What It Looks and Sounds Like to Support Your LGBTQ+ Teen

For many LGBTQ+ teens to say that sharing with family members who they truly are is stressful, is an extreme understatement. Yes, the world has come a long way with regard to acceptance and support. But many young people know that their sexuality could be seen as an act of defiance, rebellion, manipulation, or just plain wrong. Or maybe they simply don’t know, and the fear and anxiety that takes place in that void simply terrifies them or keeps them silent.

In essence, every young person wants the love and acceptance of their parents. It’s the seminal place of belonging and unconditional love. To live with a sense of doubt there can be extremely painful.

Thus, it’s vital to spare your teen all of the fallout resulting from conscious or unconscious rejection or disapproval. It falls to you to get honest with yourself and prepare the foundation of a loving and communicative relationship going forward. One built on respect, openness, and clear support.

What does that look like? Here are several tips to help pave the way:

Listen to Your Teen

The key now is to respond intentionally rather than react emotionally. Tune in and respond to the feelings and experiences of your child, let go of the need to react to their behavior. The best way to do this is to begin letting go of judgment and mindfully pay attention to what your teen is sharing with you or showing you.

Listen and care with your mind and body. Lean in, hear the words, pay attention to meaning and their body language. Reflect what you hear them telling you. Show with clear affection and closeness so that they know your relationship comes first. Regardless of what they share, you are completely invested in hearing them out and respecting their point of view.

Practically, be sure to do the following:

  • Refrain from correcting, interrupting, or interpreting their feelings

  • Stay focused on your teen, minimize any outside distractions

  • Communicate interest and engagement with your body language

  • Breathe, regulate your own emotions to remain a safe confidante

Keep in mind that most likely your teen has been considering what these conversations with you would be like.  Give them every reason to continue coming to you.

Move Forward Respectfully and Appropriately

It’s okay if you are struggling to accept or cope with your teen’s sexual expression. It’s not okay to name call, label, make demands, or dismiss your teen. Simply modeling maturity and calm with your teen, helps keep things in perspective and communication channels open. Giving yourself time and space to process the information they share. Simply engaging them as a young person with the ability to make their own choices. It goes a long way.

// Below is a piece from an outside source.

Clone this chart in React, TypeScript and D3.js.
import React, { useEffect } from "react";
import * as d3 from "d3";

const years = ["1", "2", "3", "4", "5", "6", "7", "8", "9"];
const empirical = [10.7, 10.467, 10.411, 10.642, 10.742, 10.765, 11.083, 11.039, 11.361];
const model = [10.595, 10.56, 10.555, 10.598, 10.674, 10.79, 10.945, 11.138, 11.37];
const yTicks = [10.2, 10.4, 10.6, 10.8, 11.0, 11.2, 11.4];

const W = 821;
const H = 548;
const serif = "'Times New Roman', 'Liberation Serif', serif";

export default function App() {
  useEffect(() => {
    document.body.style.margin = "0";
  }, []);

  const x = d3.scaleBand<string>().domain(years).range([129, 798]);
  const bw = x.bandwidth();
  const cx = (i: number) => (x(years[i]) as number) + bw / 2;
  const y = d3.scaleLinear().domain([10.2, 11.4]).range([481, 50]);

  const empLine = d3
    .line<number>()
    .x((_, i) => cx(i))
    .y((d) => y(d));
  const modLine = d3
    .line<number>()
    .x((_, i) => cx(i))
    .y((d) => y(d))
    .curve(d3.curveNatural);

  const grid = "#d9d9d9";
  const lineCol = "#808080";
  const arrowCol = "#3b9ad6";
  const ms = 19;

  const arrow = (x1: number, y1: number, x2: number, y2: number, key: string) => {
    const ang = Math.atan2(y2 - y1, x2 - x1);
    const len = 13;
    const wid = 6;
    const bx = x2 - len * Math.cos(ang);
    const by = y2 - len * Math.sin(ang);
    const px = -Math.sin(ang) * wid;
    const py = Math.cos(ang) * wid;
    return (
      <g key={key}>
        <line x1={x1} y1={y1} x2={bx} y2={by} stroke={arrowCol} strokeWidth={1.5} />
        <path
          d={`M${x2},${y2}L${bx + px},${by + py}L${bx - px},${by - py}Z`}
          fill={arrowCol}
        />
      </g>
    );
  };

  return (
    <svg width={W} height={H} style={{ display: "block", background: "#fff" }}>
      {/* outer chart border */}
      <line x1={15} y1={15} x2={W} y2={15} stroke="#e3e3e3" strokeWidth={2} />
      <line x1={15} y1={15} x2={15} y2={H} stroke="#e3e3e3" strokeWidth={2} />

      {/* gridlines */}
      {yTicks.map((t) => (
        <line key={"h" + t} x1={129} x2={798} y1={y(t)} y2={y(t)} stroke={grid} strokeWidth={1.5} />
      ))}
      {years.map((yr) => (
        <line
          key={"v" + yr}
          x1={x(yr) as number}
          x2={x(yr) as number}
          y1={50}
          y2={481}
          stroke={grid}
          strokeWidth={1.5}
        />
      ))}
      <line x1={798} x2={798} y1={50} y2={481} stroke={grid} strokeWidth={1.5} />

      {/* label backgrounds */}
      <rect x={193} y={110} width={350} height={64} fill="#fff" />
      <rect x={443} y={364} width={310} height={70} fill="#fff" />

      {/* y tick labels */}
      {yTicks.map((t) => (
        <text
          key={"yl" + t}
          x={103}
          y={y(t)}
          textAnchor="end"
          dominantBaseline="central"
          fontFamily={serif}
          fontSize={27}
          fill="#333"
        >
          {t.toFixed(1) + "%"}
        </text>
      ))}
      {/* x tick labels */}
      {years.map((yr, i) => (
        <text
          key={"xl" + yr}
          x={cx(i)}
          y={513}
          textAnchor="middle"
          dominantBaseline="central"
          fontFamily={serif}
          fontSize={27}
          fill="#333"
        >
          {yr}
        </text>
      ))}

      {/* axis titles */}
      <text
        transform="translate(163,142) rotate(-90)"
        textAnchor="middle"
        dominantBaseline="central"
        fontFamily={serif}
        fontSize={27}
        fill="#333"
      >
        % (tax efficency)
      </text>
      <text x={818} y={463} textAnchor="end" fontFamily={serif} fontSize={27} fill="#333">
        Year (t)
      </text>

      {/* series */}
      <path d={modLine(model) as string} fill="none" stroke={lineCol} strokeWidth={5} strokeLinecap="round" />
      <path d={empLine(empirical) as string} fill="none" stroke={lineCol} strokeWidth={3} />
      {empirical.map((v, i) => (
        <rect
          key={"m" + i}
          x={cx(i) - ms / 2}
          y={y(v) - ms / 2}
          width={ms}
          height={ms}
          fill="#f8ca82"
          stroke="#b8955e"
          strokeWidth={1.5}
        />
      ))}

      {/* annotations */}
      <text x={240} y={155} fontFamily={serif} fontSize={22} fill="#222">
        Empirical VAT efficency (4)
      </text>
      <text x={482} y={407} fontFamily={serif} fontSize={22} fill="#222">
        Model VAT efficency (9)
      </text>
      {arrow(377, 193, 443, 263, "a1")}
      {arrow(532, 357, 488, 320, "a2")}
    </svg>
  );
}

Communicate that you support and care about them as a person, regardless of sexual status. Support always begins with the ability to see the person in front of you as worthy of comfort and care. Your teen craves that from you most.

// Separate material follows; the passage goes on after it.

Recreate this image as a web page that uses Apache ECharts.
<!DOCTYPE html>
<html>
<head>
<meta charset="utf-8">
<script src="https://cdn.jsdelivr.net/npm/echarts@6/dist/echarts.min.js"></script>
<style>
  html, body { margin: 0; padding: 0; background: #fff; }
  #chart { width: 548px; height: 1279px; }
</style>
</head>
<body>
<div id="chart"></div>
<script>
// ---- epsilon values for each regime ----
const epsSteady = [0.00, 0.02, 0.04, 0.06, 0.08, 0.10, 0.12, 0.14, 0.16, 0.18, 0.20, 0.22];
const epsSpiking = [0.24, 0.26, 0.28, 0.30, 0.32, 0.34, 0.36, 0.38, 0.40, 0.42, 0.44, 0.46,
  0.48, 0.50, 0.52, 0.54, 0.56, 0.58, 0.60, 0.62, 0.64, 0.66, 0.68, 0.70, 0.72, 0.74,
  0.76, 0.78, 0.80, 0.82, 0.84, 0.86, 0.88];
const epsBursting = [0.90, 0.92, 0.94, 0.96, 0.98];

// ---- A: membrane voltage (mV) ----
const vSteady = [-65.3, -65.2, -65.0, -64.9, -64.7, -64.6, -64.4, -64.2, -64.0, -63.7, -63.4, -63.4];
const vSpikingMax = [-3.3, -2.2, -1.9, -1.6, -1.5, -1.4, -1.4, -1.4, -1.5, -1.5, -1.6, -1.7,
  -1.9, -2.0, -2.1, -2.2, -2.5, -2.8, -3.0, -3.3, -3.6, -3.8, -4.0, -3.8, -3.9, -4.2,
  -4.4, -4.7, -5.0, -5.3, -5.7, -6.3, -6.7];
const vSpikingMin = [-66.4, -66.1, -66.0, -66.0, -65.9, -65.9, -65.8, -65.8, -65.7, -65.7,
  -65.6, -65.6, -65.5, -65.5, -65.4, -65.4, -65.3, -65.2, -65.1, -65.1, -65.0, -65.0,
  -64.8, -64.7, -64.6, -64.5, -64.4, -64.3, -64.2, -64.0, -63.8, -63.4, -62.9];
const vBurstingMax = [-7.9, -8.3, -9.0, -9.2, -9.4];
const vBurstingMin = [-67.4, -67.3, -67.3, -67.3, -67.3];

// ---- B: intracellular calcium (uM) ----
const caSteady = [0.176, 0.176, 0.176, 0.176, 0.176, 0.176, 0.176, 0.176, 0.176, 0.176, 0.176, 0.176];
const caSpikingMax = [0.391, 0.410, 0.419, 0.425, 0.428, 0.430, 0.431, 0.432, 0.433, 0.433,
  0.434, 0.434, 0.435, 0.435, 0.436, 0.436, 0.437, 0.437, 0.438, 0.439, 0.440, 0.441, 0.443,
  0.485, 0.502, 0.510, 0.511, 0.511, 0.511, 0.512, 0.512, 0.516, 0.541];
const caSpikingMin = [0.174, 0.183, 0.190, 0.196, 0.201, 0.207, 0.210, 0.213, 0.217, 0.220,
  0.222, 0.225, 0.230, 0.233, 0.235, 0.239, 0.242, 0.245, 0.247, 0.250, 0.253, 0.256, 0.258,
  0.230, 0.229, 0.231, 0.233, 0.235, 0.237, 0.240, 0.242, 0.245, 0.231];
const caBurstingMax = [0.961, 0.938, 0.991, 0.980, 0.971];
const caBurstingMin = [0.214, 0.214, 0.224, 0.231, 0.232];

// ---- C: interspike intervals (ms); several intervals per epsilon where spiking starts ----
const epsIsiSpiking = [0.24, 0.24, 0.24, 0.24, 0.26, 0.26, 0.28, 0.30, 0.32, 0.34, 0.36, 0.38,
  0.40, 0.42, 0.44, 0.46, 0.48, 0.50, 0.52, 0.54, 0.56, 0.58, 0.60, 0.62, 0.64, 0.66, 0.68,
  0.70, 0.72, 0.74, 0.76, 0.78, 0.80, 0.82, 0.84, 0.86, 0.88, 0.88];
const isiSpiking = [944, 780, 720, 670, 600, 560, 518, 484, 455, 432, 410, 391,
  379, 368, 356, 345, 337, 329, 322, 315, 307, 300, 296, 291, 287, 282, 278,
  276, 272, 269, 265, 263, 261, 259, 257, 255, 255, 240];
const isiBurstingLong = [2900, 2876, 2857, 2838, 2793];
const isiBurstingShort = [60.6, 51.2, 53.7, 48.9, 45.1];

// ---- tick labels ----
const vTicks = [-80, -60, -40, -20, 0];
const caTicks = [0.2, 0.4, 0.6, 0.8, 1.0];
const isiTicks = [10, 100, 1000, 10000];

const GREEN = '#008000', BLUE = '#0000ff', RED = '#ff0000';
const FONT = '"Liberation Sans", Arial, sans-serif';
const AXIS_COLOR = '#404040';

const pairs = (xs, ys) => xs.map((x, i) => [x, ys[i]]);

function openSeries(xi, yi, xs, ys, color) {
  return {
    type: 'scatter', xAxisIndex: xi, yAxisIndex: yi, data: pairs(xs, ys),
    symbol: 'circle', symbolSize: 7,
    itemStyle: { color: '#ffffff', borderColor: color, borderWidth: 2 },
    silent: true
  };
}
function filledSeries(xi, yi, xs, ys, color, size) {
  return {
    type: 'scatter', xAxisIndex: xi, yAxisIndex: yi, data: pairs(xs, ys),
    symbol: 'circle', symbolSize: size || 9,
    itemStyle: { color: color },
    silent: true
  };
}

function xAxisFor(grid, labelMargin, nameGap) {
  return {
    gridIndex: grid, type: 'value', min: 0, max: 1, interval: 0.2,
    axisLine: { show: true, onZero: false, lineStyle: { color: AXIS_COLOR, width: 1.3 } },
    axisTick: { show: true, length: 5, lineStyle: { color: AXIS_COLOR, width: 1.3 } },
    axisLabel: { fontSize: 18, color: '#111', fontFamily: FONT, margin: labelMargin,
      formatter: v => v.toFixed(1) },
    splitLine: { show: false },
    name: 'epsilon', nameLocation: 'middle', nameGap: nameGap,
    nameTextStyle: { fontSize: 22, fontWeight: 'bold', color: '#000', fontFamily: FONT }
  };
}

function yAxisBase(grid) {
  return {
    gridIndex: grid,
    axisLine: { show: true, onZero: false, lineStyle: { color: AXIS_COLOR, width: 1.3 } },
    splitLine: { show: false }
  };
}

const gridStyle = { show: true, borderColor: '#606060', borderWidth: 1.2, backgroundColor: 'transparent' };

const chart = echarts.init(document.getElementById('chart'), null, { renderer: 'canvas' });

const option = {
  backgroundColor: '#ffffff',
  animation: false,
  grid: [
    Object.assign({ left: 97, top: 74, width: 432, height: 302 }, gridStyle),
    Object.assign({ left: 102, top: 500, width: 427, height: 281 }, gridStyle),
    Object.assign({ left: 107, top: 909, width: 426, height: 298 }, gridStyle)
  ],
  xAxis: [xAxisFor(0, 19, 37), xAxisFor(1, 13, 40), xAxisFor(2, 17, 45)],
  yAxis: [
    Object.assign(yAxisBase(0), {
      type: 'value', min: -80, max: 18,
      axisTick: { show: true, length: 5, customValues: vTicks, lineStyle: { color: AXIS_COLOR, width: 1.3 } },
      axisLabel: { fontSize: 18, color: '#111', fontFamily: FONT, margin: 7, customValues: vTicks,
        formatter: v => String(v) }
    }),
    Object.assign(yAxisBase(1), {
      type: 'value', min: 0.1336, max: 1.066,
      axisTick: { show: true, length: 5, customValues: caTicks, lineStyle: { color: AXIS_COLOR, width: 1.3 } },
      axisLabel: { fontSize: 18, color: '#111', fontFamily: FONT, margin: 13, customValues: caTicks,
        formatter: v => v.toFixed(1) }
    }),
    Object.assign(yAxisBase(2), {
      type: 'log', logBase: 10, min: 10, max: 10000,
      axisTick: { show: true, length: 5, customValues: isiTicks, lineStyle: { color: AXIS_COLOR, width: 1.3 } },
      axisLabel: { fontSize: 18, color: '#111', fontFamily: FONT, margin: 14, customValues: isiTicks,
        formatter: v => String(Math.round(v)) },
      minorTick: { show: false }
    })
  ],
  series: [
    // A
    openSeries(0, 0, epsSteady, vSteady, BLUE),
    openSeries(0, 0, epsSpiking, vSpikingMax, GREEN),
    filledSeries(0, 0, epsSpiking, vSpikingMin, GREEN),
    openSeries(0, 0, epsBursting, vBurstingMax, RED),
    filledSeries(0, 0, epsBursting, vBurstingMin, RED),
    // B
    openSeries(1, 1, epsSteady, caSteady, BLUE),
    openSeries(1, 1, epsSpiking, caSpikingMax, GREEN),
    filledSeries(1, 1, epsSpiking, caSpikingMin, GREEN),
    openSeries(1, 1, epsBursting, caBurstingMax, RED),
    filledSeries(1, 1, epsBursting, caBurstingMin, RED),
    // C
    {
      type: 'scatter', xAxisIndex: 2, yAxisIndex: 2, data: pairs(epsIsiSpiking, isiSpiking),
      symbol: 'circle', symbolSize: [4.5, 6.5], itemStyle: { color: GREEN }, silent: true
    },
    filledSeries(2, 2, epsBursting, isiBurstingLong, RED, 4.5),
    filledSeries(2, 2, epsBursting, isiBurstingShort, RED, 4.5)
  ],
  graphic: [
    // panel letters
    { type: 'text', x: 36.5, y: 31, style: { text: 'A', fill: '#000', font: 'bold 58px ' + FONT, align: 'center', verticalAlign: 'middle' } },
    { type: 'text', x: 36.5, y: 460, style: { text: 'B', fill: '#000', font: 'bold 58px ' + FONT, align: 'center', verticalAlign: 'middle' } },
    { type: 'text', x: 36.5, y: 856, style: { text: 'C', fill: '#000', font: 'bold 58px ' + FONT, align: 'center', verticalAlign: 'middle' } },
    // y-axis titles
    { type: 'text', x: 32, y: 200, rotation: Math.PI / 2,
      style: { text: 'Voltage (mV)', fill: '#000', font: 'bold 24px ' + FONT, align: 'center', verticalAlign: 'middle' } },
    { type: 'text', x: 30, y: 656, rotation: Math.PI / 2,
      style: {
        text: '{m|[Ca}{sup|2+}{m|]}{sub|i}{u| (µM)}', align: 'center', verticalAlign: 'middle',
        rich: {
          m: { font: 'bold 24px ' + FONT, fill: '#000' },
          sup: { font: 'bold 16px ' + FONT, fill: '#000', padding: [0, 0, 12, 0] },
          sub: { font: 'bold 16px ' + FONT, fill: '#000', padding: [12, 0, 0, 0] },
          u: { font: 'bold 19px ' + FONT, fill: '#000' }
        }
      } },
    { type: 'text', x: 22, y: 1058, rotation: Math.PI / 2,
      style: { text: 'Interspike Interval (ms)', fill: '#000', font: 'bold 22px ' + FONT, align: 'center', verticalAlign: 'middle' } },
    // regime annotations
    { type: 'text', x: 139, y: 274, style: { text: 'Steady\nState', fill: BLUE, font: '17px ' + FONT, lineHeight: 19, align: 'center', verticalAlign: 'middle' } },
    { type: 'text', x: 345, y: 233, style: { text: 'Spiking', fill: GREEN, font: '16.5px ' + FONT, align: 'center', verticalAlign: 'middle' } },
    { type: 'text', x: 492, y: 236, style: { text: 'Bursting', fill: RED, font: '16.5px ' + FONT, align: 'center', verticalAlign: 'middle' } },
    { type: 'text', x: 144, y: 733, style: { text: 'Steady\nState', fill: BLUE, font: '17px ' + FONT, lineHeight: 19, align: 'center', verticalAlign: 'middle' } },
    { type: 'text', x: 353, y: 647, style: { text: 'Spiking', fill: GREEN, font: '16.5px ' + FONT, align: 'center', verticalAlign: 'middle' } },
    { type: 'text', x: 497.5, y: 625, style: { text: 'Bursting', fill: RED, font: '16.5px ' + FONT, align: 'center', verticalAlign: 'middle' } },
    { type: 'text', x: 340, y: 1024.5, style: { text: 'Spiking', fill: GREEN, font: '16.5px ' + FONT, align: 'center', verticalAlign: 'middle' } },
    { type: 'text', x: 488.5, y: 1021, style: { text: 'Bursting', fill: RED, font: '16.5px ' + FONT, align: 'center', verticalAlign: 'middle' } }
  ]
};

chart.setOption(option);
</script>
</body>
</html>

Speak Up With and for Them

While you don’t want to go overboard, make sure that your teen knows that you are in their corner, privately and publicly. Let them know too that, as with every other area of their lives, you will champion their care, safety, and success forever.

Of course, how you and your child engage in that process will be unique to your relationship.  Talk to your teen regularly to get a sense of where they need you to lift them up or help create opportunities. Perhaps they prefer your support with school officials, require guidance for safe teen relationships, or need help navigating bias and bullies in general. Whatever the case, make yourself available to help them and stand as their most trusted ally.

Thank Your Teen for Trusting You

It’s important for your teen to know and understand that you appreciate them. Even if you struggle with their choices.

Thank them for their courage and willingness to come to you. Applaud their decision to honestly talk about their personal lives and relationships. Communicate that you get how tough or scary that can be. Let them know, too, that your gratitude will keep you reliable, trustworthy, and protective of your relationship.

Seek Out Additional Support

Truthfully, the challenges of the teen years, are already fraught with change and discovery that can tax the sensibility of any family. Consider both individual and family therapy together. Why? Because questions of identity deserve space and time. Professional support as can help you see emotions and communication purposefully and productively.

The goal as a parent is to affirm and encourage. How you respond and support your LGBTQ teen matters. If you are struggling, it’s okay. Don’t be afraid to reach out for the support you need too.